Toledo Walleye forward Randy Rowe, a future ECHL hall of famer, has decided to hang up his skates after a 12-year career.
Rowe played in 622 ECHL games and finished his iron-man career in a Walleye uniform this past season, which was his second stint with Toledo.
Last season, Rowe became just the seventh player in the 25-year history of the ECHL to reach the 600 games played plateau.
Rowe ranks 14th in ECHL history with 236 goals and is tied for 18th all-time with 521 points.
Rowe, who turned 33 in June, said the physical aspect of the game had taken its toll.
“Over the last few years, the body has been taking a beating,” Rowe said. “I had good weeks and bad weeks this summer with my body. So I decided if I want to live a productive life after hockey and keep active, this is the right thing to do.”
Rowe was honored as a member of the ECHL All-Decade Team in 2010.
Last season with the Walleye, Rowe tallied 30 points with 14 goals and 16 assists in 61 regular-season games, while being assessed only 19 minutes in penalties.
After the season, Rowe won the ECHL's Sportsmanship Award.
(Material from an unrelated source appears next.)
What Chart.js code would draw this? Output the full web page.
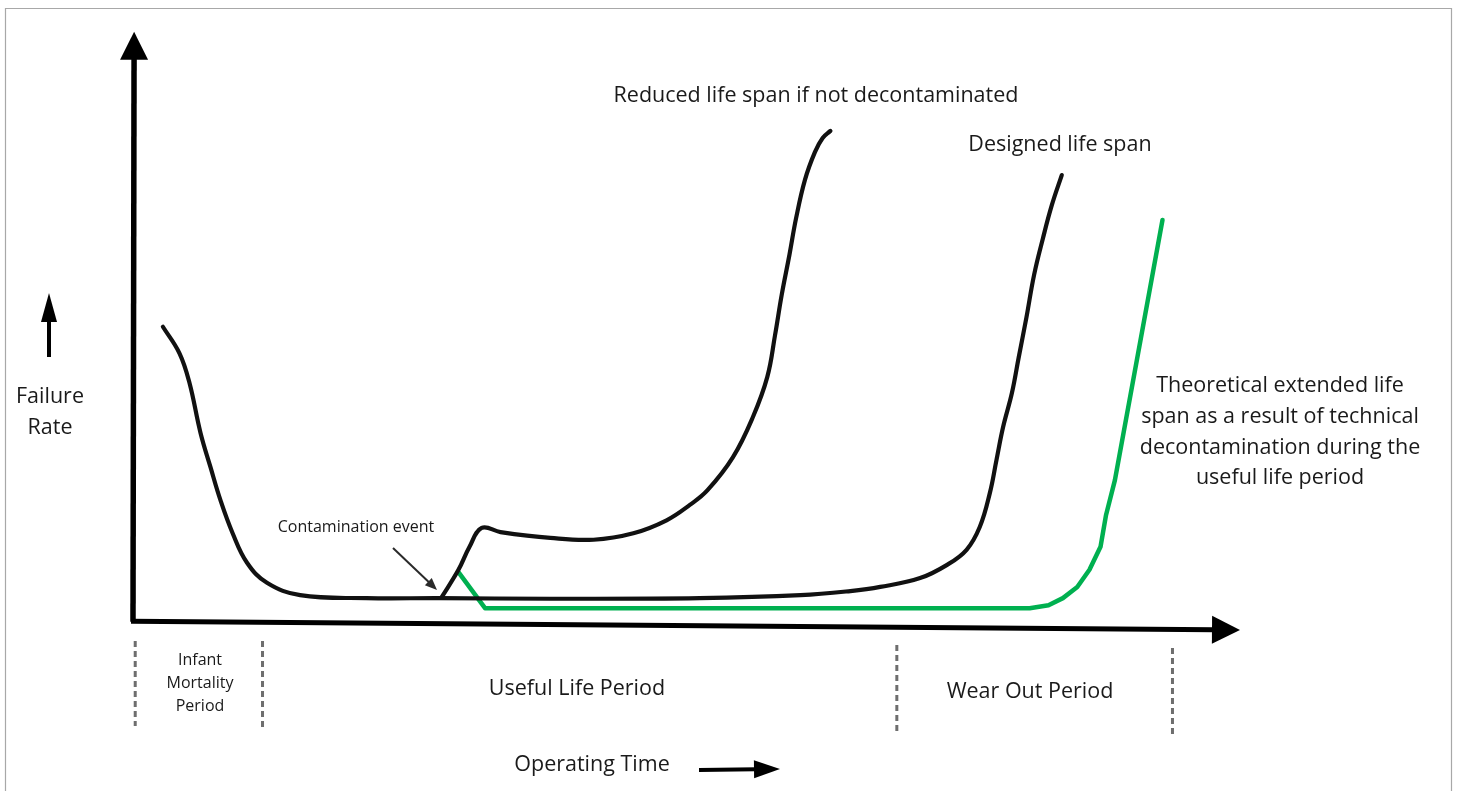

The honor is presented annually to the player who has exhibited the best sportsmanship combined with a high standard of playing ability.
The Burford, Ontario native played in 723 total games as a pro, including 101 in the American Hockey League.
“I've had a lot of good memories and met a lot of people though my career. It's hard to give it up,” Rowe said.
Rowe's pro career began in 2001-02 with the Peoria Rivermen. He has played in the ECHL for 12 seasons with Peoria, Johnstown, Charlotte, Trenton, and Toledo. Rowe said one of his proudest accomplishments was that he was never traded.
In 2004, Rowe was named Most Valuable Player of the 2004 ECHL all-star game in Peoria.
Rowe, who has settled in Belleville, Ontario where he played his junior career, said he may enter the coaching ranks. He also said he is considering becoming a firefighter or police officer.
“I would want people to remember me as a hard worker,” Rowe said. “I led by example and put in the second effort. If you don't have all the talent, you can still have the heart and hard work to do it.”